Welcome to August? Somehow?

I wiped out a little spider web with my pedal just before my morning ride on Saturday. I looked down and saw two small webs close together, oriented horizontally, on top of the wet grass. I was wondering what sort of insects the spiders would get in webs arranged that way, when my left pedal went right through one of the webs. The little spider will have to build again for his supper and I felt bad about that.

I also picked up this blade of grass on my bike shoe in the yard.

It stuck there because of the morning dew. It stayed until I hit 24 miles per hour. Either the dew dried, or the breeze got under the blade, or it just gave up, or even got to where it needed to be. It hung on for about a mile, though, and I felt good about that.

At one point I thought I’d caught up to my lovely bride, but it was another rider.

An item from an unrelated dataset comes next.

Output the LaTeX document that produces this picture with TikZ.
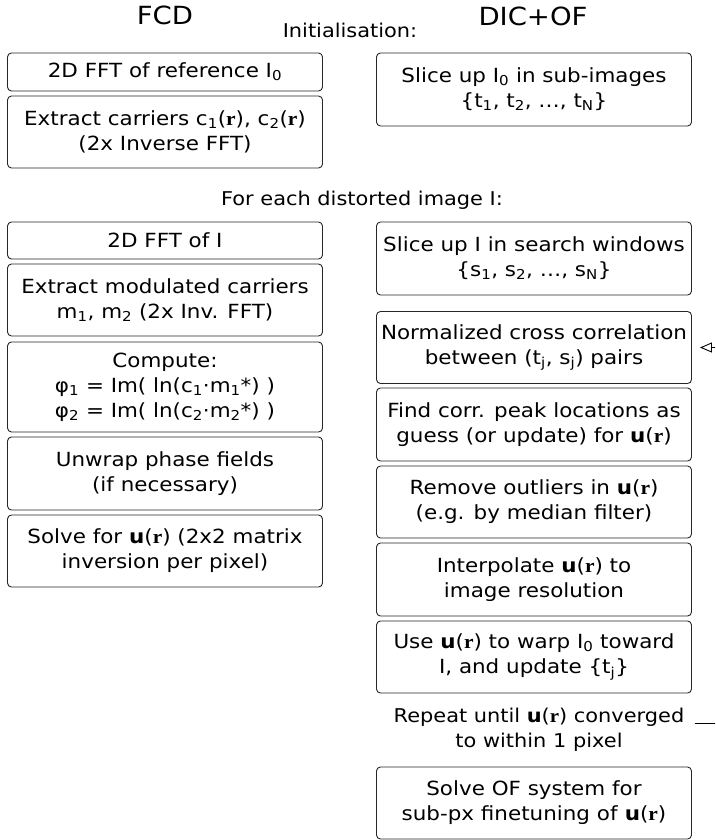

I blame hypoxia. And the fact that this other person also had long hair, and was wearing something similar to one of The Yankee’s kits. But, after thousands and thousands of miles on bikes, most of it chasing her around, I figured out my error … because it wasn’t her pedaling style.

Which meant she was still somewhere ahead of me, which meant I was still behind, which meant I had to pedal even harder.

Caught her just at the end of the ride.

Wrapped up the Tour de France Femmes this weekend. Anthony McCrossan, a British commentator who was the world feed voice for both the men’s and women’s Tours, had a perfectly characteristic go home line.

Let’s do a quick check with the cats, so that we might satisfy our most enthusiastic visitors. They’re having a grand ol’ summer.

Though I’m not sure what they were doing here.

It’s always a bit weird when they do the same thing. It’s never obvious what they’re up to, and given their normal dynamic, this always feels a bit creepy.

Phoebe had a great nap yesterday. Not sure how this is comfortable, but, hey, she’s a cat.

Poseidon was a very good listener this weekend.

He listens. He doesn’t process. Doesn’t do what we ask of him. But he listens. Give him that at least.

Anyway, welcome to August. However that happened, I hope you have a big and happy month ahead of you.